See, the only way the largest most colorful ad in the yellow pages is going to “win” is if you have absolutely NO CLUE of what roofing company is reputable in your area. Otherwise, the race is going to to go the business with the “best” reputation – the one that is MOST familiar!
For example, yesterday as I was driving to the grocery store, I heard an ad on the radio by a local roofing company. Right now, I can’t tell you the name of the company – but if my roof started leaking tomorrow – that ad would be having an influence on me. It would be working on my subconscious as I began my search for a roofing contractor. That roofing contractor’s name is going to be familiar and I’m more likely to call him than anyone else in the directory. If I hear his ad again today, that familiarity will be strengthened. If I hear that ad another 120 times I’ll probably be able to recite the roofing company’s name off the top of my head. (That is how advertising works.)
Here’s the rub: If I were to pick up the phone and call, if the receptionist were to ask how I “found” their business – I’d say, “The Yellow Pages!” While that would be true – but that wouldn’t be the WHOLE truth! The roofing contractor’s radio ad would literally be the unsung hero of his marketing campaign.
FAMILIARITY BREEDS BUSINESS!!!!
Smart business owners will have a marketing strategy in place with the goal to build familiarity with their customers. One way to breed “familiarity” is to create a website that reaches customers while they are searching for answers! Grab customers at that point and they’ll rarely find their way to the yellow pages!
The problem is that most small business owners have websites that do NOT come up when people are searching for answers to their GDP – Goals, Desires and Problems.
As long as your competitors don’t have a website that provides answers to the GDP of the target audience, then it becomes a game of one upsmanship within the confines of the yellow pages. However, if you discover how to reach customers BEFORE they head to the yellow pages – how to put your website in front of those prospective customers when they’re researching their decision – long BEFORE they’ve decided to buy – well – then suddenly the size of the ad in the yellow pages really doesn’t matter at that point, does it?
I’m reminded of a simple yet effective old media/new media combo my father-in-law employed.
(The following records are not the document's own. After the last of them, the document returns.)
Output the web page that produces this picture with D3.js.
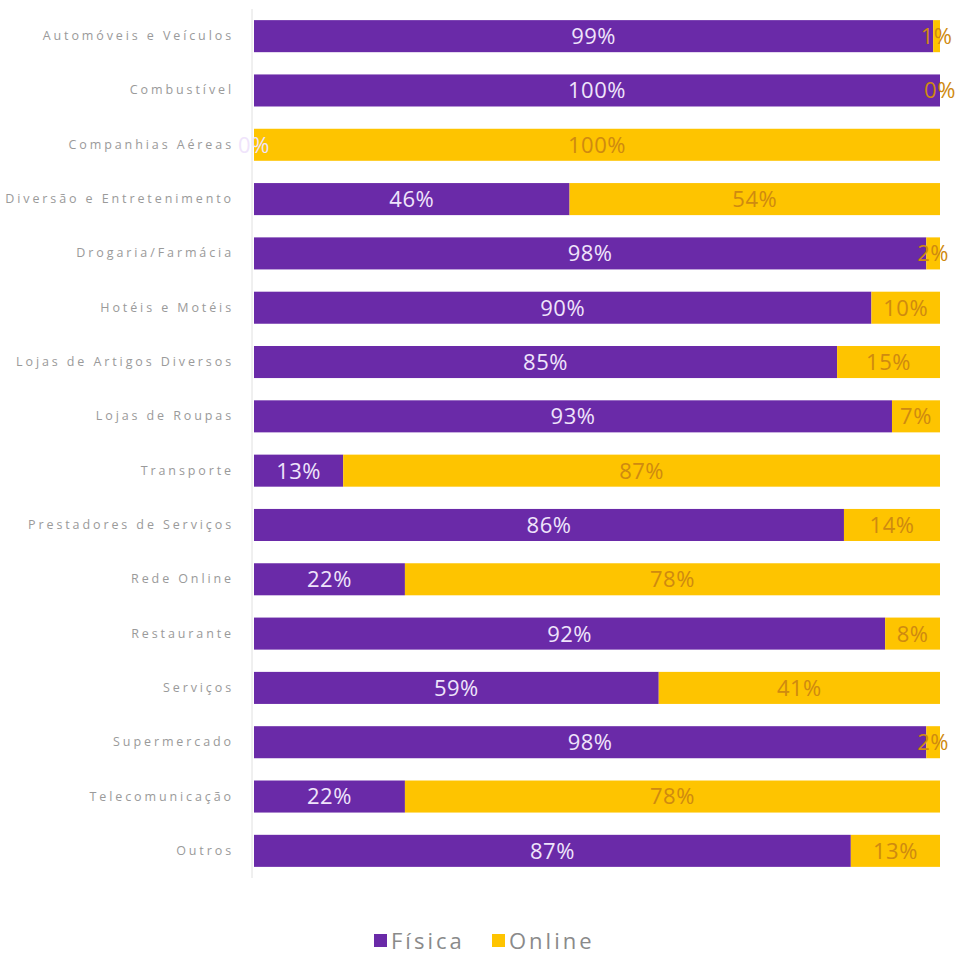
<!DOCTYPE html>
<html><head><meta charset="utf-8">
<script src="https://cdn.jsdelivr.net/npm/d3@7"></script>
<style>body{margin:0;background:#fff}</style>
</head><body>
<svg id="chart" width="964" height="958"></svg>
<script>
const categories = ["Automóveis e Veículos","Combustível","Companhias Aéreas","Diversão e Entretenimento","Drogaria/Farmácia","Hotéis e Motéis","Lojas de Artigos Diversos","Lojas de Roupas","Transporte","Prestadores de Serviços","Rede Online","Restaurante","Serviços","Supermercado","Telecomunicação","Outros"];
const fisica = [99,100,0,46,98,90,85,93,13,86,22,92,59,98,22,87];
const online = [1,0,100,54,2,10,15,7,87,14,78,8,41,2,78,13];
const seriesNames = ["Física","Online"];

const colors = {"Física":"#6a2aa8","Online":"#fec400"};
const labelColors = {"Física":"#efe4fb","Online":"#cf8a10"};

const svg = d3.select("#chart");
const mLeft = 254, mRight = 940, mTop = 9, mBottom = 878;

const x = d3.scaleLinear().domain([0,100]).range([mLeft,mRight]);
const y = d3.scaleBand().domain(categories).range([mTop,mBottom]).paddingInner(0.41).paddingOuter(0.205);

const rows = categories.map((c,i)=>({cat:c,"Física":fisica[i],"Online":online[i]}));
const stack = d3.stack().keys(seriesNames)(rows);

// axis line
svg.append("line").attr("x1",mLeft-2).attr("x2",mLeft-2).attr("y1",mTop).attr("y2",mBottom)
  .attr("stroke","#e0e0e0").attr("stroke-width",1);

const g = svg.append("g");
stack.forEach(s=>{
  const key = s.key;
  g.selectAll(null).data(s).enter().append("rect")
    .attr("x",d=>x(d[0])).attr("width",d=>x(d[1])-x(d[0]))
    .attr("y",d=>y(d.data.cat)).attr("height",y.bandwidth())
    .attr("fill",colors[key]);
});
stack.forEach(s=>{
  const key = s.key;
  g.selectAll(null).data(s).enter().append("text")
    .attr("x",d=>(x(d[0])+x(d[1]))/2)
    .attr("y",d=>y(d.data.cat)+y.bandwidth()/2)
    .attr("dy","0.36em")
    .attr("text-anchor","middle")
    .attr("font-family","Open Sans, sans-serif")
    .attr("font-size",22)
    .attr("letter-spacing","0.5")
    .attr("fill",labelColors[key])
    .text(d=>(d[1]-d[0])+"%");
});

// category labels
const yAxis = d3.axisLeft(y).tickSize(0).tickPadding(0);
const ax = svg.append("g").attr("transform",`translate(${mLeft-20},0)`).call(yAxis);
ax.select(".domain").remove();
ax.selectAll("text").attr("font-family","Open Sans, sans-serif").attr("font-size",12.5)
  .attr("fill","#9a9a9a").attr("letter-spacing","2.9");

// legend
const legend = svg.append("g").attr("transform","translate(0,941)");
const legItems = [{name:"Física",x:374},{name:"Online",x:492}];
legItems.forEach(it=>{
  legend.append("rect").attr("x",it.x).attr("y",-7).attr("width",13).attr("height",13).attr("fill",colors[it.name]);
  legend.append("text").attr("x",it.x+17).attr("y",0).attr("dy","0.36em")
    .attr("font-family","Open Sans, sans-serif").attr("font-size",22).attr("fill","#8a8a8a")
    .attr("letter-spacing","3")
    .text(it.name);
});
</script>
</body></html>
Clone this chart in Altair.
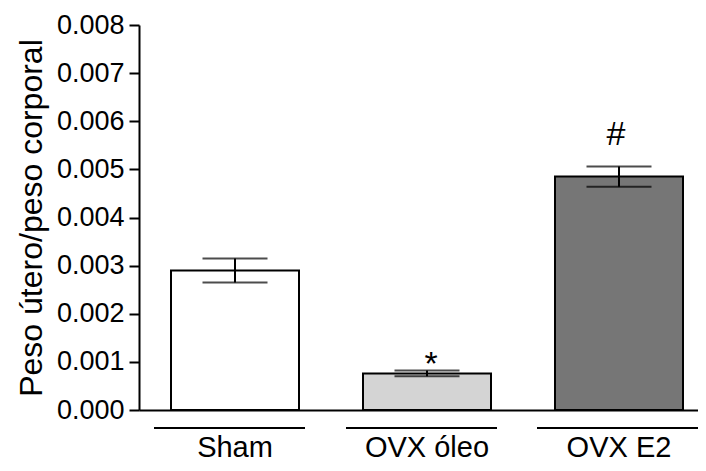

He built garages for a living and would take out a simple short ad in the classified ads pointing people to a good many color photos of his most recent projects. Color photos in print would be very cost prohibitive but directing potential clients to his work in a good many color photos online helped generate a lot of business.
If one is investing a little of their budget in print how creative can they be with a very small investment?
Patricks last blog post..How do you feel about your “home” telephone number?
I’ve never looked at it that way. I guess it is true people use the Internet to make decisions and if they can’t find anything suitable they use the yellow pages. But these days there are so many online stores that most people directly purchase products over the Internet.
By the way Kathy I didn’t know that you wrote a book 😉
Julius Kuhn-Regniers last blog post..How to Speed Up WordPress
This is a great wake-up call to local for local businesses. Now how do you get them to read it? I’m often amazed at the number who don’t yet have a website when so many households don’t even have a land line. I’ll bet that you won’t find many phone books in those homes.
Tom Volkar / Delightful Works last blog post..Five Tools to Sharpen Your Authentic Edge
Patrick – your father-in-law sounds like my kind of guy!
Julius – yes, I wrote a book because I was tired of repeating myself to clients. Know what – I still repeat myself but at least now I can “abbreviate” my speeches! 😉
Tom – I know – I know! The death of the landline has GOT to have those ad reps quaking in their boots!